═════ Material to process ═════

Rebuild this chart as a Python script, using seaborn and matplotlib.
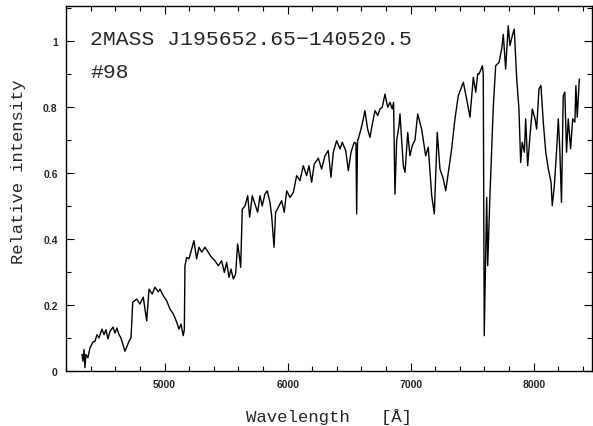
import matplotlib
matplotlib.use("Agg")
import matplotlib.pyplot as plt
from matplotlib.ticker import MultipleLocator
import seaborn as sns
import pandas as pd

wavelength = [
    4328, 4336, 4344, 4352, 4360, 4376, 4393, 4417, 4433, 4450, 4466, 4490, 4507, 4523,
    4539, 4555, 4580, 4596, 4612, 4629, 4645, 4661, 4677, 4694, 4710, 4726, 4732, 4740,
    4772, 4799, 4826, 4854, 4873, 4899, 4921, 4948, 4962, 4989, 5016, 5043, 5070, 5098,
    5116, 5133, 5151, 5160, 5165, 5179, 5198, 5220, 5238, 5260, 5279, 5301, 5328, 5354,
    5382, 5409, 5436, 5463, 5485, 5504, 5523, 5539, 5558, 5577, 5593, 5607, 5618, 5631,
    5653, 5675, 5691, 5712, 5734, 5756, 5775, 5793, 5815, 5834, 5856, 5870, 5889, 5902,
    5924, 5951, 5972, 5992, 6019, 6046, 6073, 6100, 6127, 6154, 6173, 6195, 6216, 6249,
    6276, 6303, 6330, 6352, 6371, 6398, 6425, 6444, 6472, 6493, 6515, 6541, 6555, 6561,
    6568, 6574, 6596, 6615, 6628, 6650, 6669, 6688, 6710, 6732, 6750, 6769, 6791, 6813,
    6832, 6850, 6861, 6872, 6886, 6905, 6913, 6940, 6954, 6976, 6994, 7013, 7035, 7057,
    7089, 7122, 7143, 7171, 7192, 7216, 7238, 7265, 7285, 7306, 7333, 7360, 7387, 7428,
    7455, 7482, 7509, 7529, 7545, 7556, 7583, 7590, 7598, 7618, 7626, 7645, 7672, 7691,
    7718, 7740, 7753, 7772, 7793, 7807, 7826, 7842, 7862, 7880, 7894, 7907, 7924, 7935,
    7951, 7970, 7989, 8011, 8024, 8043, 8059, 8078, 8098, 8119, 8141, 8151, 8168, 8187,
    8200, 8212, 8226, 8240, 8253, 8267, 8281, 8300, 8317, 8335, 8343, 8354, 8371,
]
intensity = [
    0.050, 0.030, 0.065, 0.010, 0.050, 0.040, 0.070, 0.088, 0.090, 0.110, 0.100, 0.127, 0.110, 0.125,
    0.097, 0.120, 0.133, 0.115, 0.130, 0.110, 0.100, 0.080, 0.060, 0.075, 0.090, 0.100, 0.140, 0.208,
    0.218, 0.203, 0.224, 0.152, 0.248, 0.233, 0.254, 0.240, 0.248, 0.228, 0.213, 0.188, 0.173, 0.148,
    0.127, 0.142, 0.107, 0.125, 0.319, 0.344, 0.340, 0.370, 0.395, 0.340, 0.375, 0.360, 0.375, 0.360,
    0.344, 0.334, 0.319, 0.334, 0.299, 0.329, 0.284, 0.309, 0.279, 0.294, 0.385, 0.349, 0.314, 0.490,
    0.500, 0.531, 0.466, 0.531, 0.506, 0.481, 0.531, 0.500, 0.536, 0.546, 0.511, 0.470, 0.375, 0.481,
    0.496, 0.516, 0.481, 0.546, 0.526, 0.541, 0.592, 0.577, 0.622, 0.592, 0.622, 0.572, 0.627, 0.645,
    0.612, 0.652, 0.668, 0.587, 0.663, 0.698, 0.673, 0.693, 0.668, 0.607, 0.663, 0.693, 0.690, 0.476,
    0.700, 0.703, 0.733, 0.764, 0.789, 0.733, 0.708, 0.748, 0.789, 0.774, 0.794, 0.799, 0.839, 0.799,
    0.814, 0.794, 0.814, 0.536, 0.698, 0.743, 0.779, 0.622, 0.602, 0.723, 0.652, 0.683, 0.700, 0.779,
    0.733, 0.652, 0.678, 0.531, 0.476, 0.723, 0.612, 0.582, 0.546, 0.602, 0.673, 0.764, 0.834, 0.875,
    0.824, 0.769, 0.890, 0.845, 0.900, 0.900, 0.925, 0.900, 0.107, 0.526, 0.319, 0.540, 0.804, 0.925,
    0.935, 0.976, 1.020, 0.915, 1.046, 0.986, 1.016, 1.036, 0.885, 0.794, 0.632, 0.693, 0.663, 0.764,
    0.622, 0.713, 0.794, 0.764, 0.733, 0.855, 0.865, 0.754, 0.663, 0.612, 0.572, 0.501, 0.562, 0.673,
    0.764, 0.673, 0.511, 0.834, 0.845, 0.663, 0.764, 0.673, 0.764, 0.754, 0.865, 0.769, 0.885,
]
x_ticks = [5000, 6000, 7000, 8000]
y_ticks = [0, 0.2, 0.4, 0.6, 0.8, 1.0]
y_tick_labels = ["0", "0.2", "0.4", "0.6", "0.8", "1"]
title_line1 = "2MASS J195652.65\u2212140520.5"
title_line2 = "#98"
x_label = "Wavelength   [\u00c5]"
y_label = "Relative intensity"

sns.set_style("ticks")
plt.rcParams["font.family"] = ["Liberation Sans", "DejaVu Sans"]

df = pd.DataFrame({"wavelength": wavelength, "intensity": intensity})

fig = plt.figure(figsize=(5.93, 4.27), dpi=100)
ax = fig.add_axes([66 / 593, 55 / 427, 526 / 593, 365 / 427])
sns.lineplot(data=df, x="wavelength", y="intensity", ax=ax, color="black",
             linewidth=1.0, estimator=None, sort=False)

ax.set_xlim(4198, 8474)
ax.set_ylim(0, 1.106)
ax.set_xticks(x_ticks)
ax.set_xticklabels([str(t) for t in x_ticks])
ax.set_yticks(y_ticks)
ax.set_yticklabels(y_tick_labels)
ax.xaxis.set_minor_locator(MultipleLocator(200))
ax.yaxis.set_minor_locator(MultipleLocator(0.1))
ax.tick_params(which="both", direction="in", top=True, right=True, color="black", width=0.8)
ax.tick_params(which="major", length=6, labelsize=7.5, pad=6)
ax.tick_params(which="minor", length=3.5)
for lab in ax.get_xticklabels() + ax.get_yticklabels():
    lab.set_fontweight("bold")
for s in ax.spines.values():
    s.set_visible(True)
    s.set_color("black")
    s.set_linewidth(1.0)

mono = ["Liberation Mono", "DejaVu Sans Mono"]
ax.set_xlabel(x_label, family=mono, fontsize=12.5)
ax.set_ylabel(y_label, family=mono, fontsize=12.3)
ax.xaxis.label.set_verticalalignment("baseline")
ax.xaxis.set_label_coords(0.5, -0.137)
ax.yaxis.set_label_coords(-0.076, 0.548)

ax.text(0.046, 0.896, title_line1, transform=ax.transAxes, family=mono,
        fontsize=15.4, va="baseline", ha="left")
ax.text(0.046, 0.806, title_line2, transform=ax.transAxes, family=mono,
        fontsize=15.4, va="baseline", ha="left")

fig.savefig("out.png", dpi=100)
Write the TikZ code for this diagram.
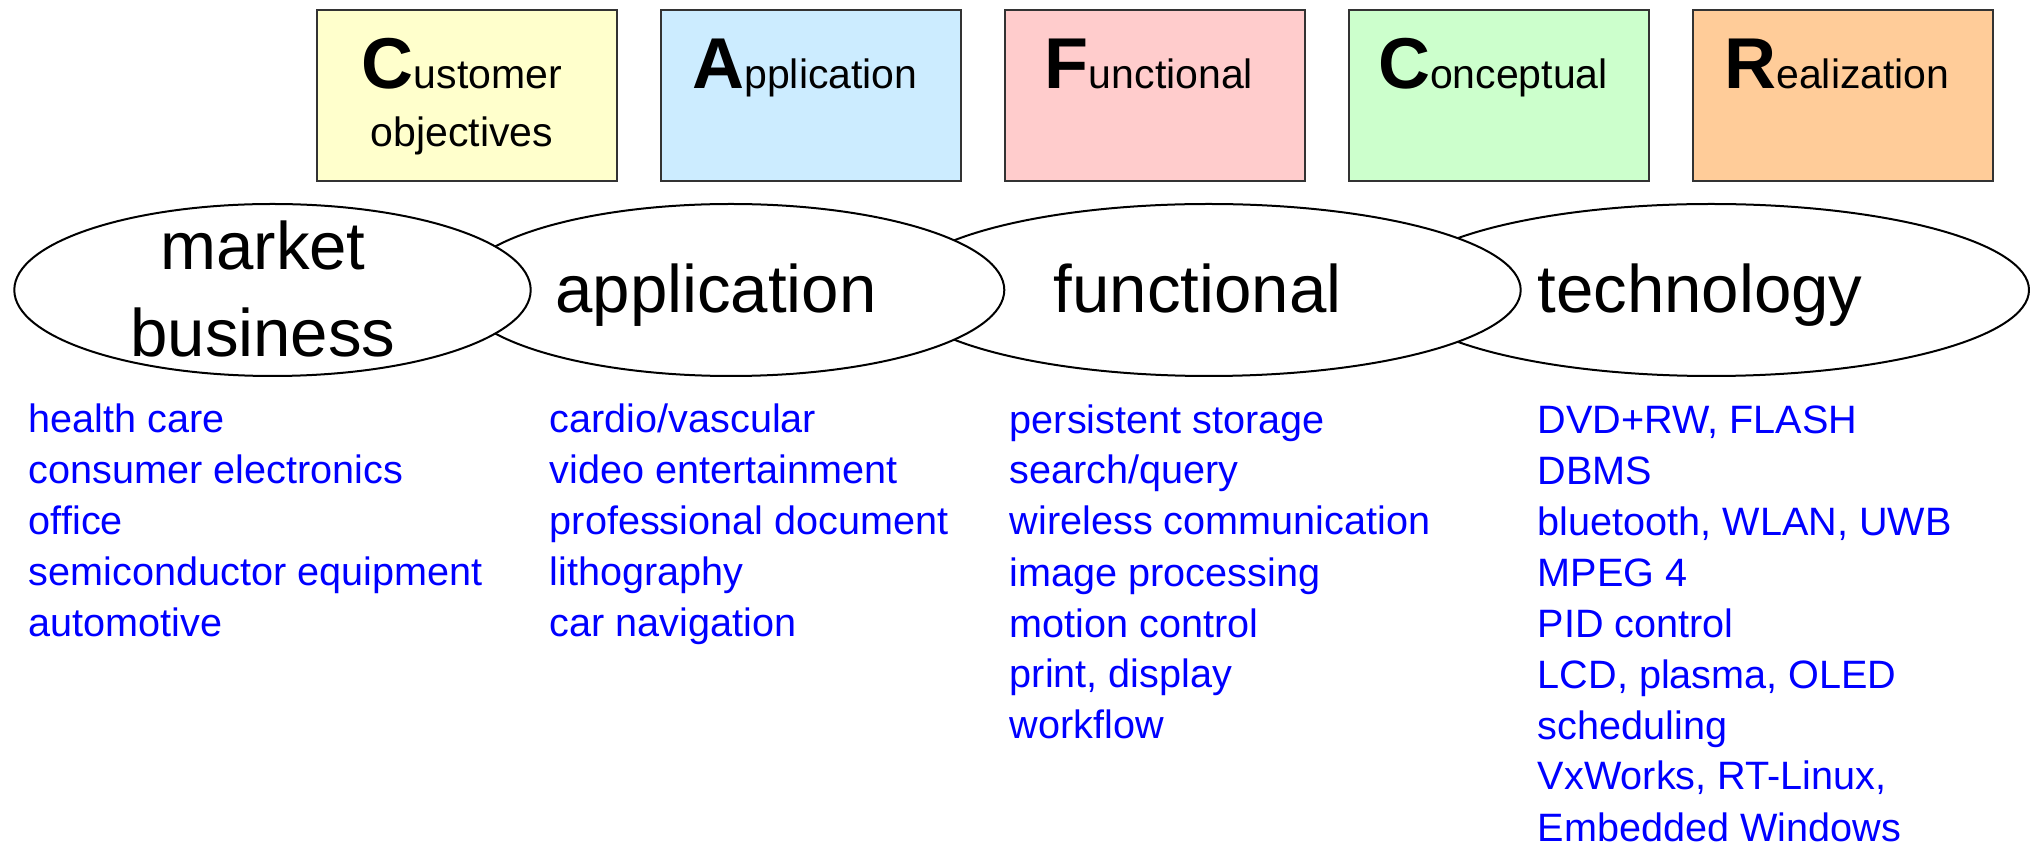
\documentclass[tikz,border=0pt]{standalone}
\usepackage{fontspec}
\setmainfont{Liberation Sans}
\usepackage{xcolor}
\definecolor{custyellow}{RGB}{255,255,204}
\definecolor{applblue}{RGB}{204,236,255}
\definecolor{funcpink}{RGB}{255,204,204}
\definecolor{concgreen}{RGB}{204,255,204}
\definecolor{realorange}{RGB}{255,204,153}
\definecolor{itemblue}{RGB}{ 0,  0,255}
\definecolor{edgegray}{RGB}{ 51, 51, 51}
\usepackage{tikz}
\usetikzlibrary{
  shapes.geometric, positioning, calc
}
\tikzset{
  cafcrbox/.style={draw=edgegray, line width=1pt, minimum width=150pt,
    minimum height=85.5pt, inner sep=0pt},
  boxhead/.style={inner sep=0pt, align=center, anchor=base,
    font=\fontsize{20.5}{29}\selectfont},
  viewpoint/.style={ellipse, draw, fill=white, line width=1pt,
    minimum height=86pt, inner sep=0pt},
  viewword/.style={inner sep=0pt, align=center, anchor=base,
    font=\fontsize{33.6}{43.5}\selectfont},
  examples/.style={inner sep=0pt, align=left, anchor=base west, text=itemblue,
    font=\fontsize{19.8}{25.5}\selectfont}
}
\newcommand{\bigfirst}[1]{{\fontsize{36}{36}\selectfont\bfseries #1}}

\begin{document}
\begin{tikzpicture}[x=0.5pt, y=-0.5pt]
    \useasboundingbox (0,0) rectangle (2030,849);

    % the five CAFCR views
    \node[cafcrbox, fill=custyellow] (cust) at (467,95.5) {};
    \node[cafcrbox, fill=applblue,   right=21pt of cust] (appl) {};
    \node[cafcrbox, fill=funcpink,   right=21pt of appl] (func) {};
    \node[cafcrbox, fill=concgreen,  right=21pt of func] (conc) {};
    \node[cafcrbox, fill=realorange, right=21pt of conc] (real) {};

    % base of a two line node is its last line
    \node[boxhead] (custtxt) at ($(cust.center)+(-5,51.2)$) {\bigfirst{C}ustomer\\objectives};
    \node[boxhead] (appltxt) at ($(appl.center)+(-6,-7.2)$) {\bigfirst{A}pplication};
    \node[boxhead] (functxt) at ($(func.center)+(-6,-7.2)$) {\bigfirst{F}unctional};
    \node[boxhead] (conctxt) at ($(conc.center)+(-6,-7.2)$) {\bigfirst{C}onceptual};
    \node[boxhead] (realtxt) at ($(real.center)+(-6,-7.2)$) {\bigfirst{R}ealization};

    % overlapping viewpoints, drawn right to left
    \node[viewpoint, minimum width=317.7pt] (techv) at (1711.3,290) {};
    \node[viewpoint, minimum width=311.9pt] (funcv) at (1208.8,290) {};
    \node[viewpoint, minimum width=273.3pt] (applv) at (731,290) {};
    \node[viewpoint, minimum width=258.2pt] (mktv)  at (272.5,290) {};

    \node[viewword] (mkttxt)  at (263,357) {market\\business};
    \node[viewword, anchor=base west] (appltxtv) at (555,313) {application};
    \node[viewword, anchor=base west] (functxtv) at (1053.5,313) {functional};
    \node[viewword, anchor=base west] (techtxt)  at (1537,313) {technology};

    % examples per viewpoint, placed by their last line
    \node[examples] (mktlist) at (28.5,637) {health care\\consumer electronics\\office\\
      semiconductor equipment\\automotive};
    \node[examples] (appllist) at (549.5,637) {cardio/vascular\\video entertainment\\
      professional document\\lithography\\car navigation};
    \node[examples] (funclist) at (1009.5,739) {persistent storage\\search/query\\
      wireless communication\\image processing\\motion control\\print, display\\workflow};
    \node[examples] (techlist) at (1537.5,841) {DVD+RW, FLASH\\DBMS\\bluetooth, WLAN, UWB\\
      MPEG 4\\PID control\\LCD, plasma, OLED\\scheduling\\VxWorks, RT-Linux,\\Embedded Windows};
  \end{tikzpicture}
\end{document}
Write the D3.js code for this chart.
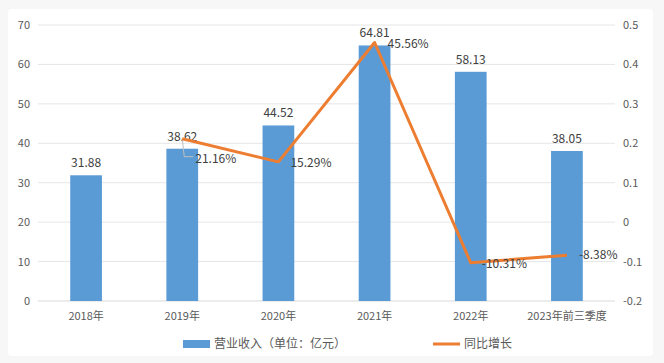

═════

_Your objective_
Write out an exact copy of the listing, first line through the line containing "import pandas as pd", with the pictures left out.

_Exercise output_
Rebuild this chart as a Python script, using seaborn and matplotlib.
import matplotlib
matplotlib.use("Agg")
import matplotlib.pyplot as plt
from matplotlib.ticker import MultipleLocator
import seaborn as sns
import pandas as pd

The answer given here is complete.